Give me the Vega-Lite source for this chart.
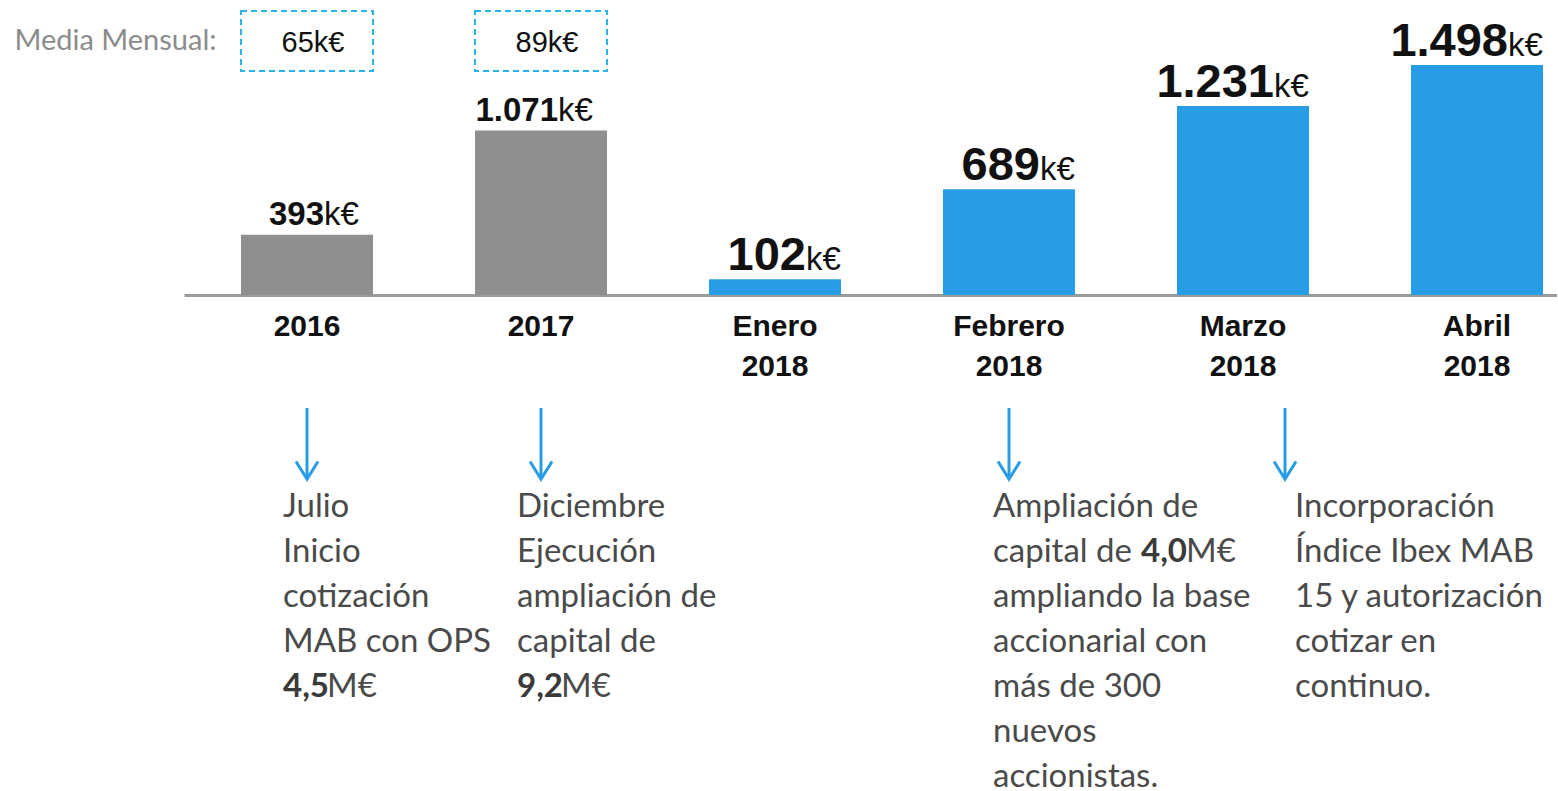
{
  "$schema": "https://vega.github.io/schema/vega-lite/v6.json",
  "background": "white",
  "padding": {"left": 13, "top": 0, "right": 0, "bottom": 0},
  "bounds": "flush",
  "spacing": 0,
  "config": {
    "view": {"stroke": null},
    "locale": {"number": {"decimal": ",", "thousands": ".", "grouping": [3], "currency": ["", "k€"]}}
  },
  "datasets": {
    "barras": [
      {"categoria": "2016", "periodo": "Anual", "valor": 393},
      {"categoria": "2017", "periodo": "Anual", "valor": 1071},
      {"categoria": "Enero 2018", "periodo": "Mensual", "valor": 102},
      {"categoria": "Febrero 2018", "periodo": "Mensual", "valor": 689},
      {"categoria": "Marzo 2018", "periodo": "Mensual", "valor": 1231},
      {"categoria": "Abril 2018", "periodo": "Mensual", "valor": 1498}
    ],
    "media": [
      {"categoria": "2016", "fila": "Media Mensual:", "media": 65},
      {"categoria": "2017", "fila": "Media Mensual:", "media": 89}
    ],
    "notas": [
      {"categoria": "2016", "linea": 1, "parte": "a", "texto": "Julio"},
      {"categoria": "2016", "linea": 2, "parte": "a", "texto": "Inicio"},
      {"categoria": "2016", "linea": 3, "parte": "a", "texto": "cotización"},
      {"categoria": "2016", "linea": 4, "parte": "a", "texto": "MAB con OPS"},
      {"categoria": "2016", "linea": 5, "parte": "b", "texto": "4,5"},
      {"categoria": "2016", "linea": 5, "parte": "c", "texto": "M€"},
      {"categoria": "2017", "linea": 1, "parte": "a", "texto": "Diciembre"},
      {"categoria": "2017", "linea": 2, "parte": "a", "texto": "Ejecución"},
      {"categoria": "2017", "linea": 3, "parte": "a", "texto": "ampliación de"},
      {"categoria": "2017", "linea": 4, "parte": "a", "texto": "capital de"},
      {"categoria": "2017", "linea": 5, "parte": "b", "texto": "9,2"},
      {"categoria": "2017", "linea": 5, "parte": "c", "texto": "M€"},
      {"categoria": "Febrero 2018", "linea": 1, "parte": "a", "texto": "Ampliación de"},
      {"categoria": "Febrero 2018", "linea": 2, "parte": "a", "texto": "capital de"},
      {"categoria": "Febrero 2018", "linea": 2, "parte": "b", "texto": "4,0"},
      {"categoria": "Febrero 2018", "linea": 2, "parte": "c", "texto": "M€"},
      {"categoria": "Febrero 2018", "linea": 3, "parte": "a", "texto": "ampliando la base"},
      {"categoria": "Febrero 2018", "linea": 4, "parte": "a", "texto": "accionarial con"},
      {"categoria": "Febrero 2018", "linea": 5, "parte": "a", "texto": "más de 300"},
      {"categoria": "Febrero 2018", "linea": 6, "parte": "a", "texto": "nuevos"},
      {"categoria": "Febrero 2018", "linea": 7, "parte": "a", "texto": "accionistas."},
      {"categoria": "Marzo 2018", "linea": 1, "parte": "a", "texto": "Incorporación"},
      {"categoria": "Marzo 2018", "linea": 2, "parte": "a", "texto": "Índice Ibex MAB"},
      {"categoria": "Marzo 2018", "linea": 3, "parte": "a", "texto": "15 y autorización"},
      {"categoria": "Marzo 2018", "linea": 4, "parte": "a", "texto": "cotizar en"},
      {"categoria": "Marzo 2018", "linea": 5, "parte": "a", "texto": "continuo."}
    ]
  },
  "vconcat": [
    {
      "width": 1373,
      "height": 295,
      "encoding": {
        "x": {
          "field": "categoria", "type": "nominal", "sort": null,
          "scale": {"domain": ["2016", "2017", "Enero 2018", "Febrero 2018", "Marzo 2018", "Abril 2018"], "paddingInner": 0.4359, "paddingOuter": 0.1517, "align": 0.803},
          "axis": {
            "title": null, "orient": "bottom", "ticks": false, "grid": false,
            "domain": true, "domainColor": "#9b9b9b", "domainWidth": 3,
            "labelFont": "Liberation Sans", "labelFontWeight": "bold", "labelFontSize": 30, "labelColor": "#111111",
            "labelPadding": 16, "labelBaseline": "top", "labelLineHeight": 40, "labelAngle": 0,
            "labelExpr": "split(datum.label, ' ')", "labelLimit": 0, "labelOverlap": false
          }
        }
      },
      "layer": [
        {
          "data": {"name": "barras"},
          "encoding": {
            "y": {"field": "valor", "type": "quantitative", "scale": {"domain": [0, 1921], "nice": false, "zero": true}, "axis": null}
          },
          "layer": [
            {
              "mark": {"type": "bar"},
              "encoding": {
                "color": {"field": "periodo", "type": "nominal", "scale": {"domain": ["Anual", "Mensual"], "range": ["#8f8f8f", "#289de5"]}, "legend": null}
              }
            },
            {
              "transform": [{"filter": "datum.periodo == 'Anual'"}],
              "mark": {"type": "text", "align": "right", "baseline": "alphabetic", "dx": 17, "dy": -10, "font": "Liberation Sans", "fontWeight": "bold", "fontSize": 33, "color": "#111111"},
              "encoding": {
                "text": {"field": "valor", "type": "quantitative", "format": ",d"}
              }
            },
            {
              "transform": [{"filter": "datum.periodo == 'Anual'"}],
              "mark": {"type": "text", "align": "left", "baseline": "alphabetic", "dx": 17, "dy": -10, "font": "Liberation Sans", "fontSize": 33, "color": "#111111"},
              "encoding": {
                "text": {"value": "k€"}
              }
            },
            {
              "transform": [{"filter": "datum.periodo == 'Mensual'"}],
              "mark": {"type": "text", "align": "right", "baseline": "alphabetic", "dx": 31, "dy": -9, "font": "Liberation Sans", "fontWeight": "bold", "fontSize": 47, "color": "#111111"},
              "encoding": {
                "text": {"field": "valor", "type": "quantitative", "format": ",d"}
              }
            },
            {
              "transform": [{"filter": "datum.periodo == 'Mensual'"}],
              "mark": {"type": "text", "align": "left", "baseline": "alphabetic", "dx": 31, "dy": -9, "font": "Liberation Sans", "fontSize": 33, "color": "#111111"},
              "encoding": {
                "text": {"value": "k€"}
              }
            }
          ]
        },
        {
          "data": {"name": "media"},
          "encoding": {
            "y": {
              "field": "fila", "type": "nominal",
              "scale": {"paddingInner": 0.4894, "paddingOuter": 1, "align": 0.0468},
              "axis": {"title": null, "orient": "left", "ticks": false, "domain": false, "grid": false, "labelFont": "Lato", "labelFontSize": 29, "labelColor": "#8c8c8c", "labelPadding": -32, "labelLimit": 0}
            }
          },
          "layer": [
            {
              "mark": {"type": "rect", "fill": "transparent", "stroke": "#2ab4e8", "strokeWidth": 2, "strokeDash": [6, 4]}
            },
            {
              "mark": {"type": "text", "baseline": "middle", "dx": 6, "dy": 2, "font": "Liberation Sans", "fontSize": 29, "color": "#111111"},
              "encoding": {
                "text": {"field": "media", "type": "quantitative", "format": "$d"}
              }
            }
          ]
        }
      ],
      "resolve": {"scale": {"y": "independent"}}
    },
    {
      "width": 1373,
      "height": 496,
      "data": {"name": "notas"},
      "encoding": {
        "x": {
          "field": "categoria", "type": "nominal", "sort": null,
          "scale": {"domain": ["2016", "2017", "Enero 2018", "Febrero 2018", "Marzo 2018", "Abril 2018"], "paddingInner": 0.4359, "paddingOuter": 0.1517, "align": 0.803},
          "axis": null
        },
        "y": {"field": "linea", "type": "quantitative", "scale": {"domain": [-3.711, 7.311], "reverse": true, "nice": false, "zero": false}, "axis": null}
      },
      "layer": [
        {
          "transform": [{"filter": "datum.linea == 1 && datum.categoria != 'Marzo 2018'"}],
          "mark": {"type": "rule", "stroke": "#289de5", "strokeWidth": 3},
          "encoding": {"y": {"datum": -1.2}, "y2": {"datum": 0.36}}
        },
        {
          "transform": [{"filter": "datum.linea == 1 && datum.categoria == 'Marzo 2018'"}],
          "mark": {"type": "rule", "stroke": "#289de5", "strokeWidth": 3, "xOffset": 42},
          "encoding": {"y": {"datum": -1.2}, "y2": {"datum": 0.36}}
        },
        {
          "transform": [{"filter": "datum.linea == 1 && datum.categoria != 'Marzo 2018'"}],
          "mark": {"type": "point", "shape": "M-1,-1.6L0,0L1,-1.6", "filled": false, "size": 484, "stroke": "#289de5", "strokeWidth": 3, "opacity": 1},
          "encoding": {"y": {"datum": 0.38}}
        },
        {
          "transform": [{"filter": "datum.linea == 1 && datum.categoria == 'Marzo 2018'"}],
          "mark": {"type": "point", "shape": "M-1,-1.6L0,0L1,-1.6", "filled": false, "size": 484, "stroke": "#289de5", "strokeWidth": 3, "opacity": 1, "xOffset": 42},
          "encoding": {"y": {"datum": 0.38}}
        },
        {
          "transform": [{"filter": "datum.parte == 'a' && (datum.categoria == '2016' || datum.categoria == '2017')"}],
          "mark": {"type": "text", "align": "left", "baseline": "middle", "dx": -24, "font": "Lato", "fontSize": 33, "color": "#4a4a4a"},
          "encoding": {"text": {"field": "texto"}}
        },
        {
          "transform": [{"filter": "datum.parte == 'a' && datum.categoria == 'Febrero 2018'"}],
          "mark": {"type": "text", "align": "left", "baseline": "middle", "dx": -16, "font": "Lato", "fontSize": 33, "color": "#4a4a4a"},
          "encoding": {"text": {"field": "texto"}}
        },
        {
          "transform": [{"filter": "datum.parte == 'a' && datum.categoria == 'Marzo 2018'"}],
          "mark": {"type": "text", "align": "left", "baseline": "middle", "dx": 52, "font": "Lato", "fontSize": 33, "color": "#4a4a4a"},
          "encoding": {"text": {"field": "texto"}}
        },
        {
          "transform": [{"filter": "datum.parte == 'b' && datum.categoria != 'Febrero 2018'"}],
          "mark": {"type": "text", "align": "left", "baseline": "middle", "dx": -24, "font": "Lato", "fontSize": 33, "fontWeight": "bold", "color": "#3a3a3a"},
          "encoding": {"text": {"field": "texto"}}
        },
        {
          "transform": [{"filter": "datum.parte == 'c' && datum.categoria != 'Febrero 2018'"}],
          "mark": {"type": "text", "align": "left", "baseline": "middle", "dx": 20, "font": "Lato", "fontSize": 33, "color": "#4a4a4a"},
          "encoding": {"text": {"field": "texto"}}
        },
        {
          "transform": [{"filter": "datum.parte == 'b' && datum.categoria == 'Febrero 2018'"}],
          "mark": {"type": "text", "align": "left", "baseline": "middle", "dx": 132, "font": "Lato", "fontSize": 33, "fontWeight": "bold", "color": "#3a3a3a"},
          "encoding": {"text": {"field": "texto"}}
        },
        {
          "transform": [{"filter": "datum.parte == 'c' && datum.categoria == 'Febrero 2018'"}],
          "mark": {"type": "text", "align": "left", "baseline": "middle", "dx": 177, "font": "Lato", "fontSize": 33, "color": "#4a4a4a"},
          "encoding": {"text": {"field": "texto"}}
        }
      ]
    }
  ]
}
———
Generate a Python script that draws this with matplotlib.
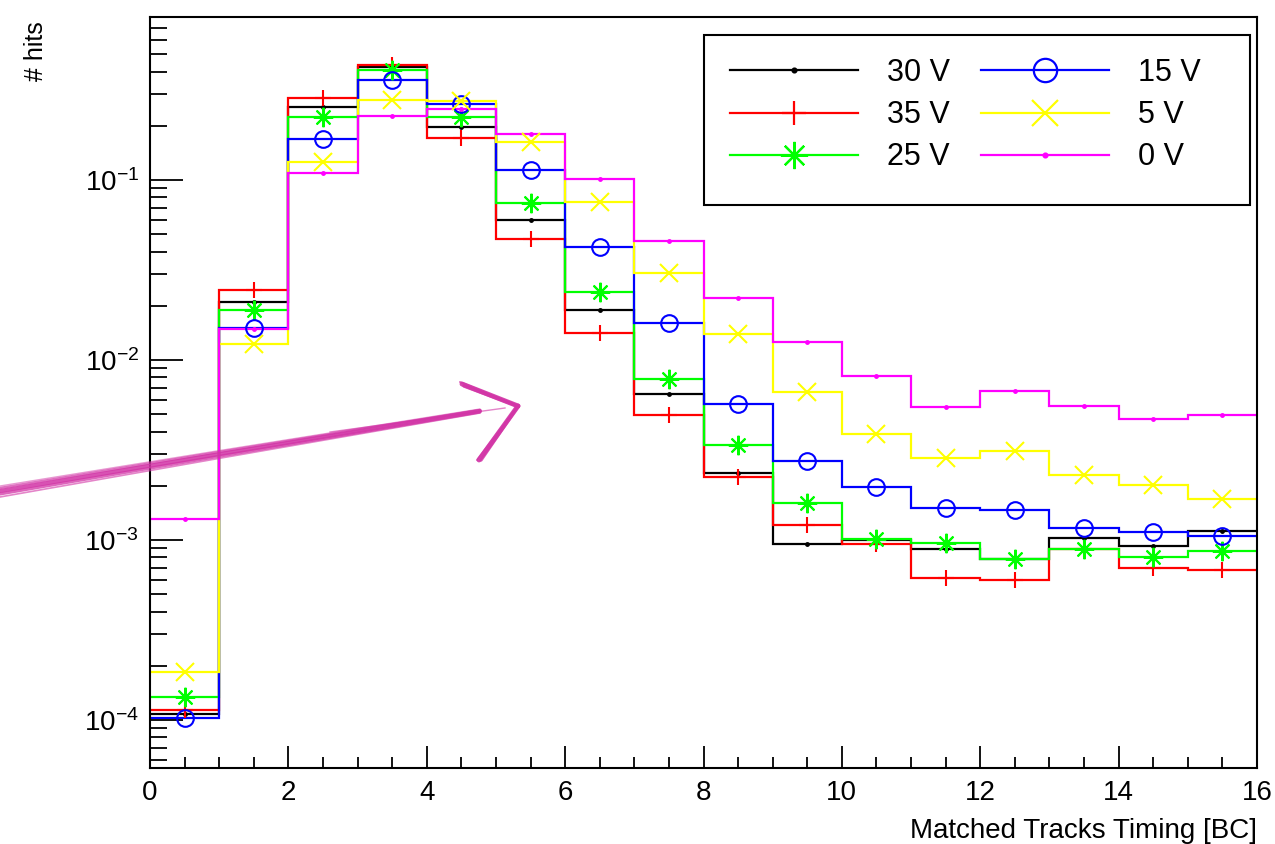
———
STATED GOAL: Identify the lines of the entries containing the string "this". Copy each such line.

TASK ANSWER:
Give me the Vega-Lite source for this chart.
Generate a Python script that draws this with matplotlib.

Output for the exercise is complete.